Objective: Without the pictures, write out all the lines below exactly as they appear.

[START OF Data shown]

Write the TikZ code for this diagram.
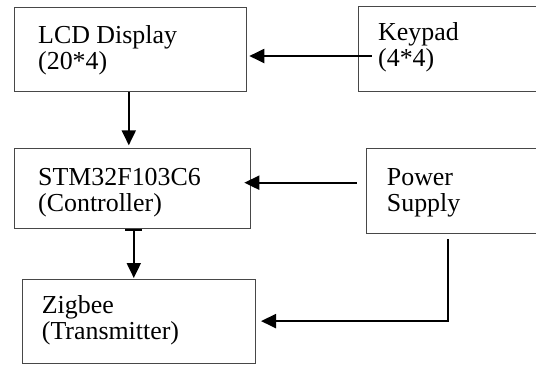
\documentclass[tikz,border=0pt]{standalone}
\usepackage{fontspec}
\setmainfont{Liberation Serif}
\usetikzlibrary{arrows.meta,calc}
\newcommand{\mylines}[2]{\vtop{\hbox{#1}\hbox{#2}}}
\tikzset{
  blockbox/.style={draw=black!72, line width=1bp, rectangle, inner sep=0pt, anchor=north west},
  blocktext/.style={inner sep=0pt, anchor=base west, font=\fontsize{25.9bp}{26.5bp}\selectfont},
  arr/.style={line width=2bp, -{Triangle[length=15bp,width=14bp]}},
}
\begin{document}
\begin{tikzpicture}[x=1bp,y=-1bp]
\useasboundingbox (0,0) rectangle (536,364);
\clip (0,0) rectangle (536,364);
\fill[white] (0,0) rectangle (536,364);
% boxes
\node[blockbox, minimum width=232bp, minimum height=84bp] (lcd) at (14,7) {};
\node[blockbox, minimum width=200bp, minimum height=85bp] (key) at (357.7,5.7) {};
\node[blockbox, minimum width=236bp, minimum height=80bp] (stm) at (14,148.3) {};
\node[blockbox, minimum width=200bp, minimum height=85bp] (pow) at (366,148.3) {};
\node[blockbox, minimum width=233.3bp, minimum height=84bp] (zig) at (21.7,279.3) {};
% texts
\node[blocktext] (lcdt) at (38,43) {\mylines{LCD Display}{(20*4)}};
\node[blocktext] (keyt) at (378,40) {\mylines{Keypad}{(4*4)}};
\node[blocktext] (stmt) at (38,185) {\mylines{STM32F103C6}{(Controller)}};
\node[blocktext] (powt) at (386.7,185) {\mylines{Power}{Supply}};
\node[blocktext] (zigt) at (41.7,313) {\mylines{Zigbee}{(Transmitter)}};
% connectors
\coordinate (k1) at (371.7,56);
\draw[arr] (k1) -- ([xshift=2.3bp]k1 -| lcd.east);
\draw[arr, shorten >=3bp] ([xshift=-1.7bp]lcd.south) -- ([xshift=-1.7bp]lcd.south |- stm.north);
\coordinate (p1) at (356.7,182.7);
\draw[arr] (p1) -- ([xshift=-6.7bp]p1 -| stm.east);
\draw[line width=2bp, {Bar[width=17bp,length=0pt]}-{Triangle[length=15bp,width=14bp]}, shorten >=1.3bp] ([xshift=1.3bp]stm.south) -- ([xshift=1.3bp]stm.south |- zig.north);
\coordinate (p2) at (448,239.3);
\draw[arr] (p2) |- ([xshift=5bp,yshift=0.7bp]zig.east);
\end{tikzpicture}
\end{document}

[END OF Data shown]

Response to this exercise:
Write the TikZ code for this diagram.
\documentclass[tikz,border=0pt]{standalone}
\usepackage{fontspec}
\setmainfont{Liberation Serif}
\usetikzlibrary{arrows.meta,calc}
\newcommand{\mylines}[2]{\vtop{\hbox{#1}\hbox{#2}}}
\tikzset{
  blockbox/.style={draw=black!72, line width=1bp, rectangle, inner sep=0pt, anchor=north west},
  blocktext/.style={inner sep=0pt, anchor=base west, font=\fontsize{25.9bp}{26.5bp}\selectfont},
  arr/.style={line width=2bp, -{Triangle[length=15bp,width=14bp]}},
}
\begin{document}
\begin{tikzpicture}[x=1bp,y=-1bp]
\useasboundingbox (0,0) rectangle (536,364);
\clip (0,0) rectangle (536,364);
\fill[white] (0,0) rectangle (536,364);
% boxes
\node[blockbox, minimum width=232bp, minimum height=84bp] (lcd) at (14,7) {};
\node[blockbox, minimum width=200bp, minimum height=85bp] (key) at (357.7,5.7) {};
\node[blockbox, minimum width=236bp, minimum height=80bp] (stm) at (14,148.3) {};
\node[blockbox, minimum width=200bp, minimum height=85bp] (pow) at (366,148.3) {};
\node[blockbox, minimum width=233.3bp, minimum height=84bp] (zig) at (21.7,279.3) {};
% texts
\node[blocktext] (lcdt) at (38,43) {\mylines{LCD Display}{(20*4)}};
\node[blocktext] (keyt) at (378,40) {\mylines{Keypad}{(4*4)}};
\node[blocktext] (stmt) at (38,185) {\mylines{STM32F103C6}{(Controller)}};
\node[blocktext] (powt) at (386.7,185) {\mylines{Power}{Supply}};
\node[blocktext] (zigt) at (41.7,313) {\mylines{Zigbee}{(Transmitter)}};
% connectors
\coordinate (k1) at (371.7,56);
\draw[arr] (k1) -- ([xshift=2.3bp]k1 -| lcd.east);
\draw[arr, shorten >=3bp] ([xshift=-1.7bp]lcd.south) -- ([xshift=-1.7bp]lcd.south |- stm.north);
\coordinate (p1) at (356.7,182.7);
\draw[arr] (p1) -- ([xshift=-6.7bp]p1 -| stm.east);
\draw[line width=2bp, {Bar[width=17bp,length=0pt]}-{Triangle[length=15bp,width=14bp]}, shorten >=1.3bp] ([xshift=1.3bp]stm.south) -- ([xshift=1.3bp]stm.south |- zig.north);
\coordinate (p2) at (448,239.3);
\draw[arr] (p2) |- ([xshift=5bp,yshift=0.7bp]zig.east);
\end{tikzpicture}
\end{document}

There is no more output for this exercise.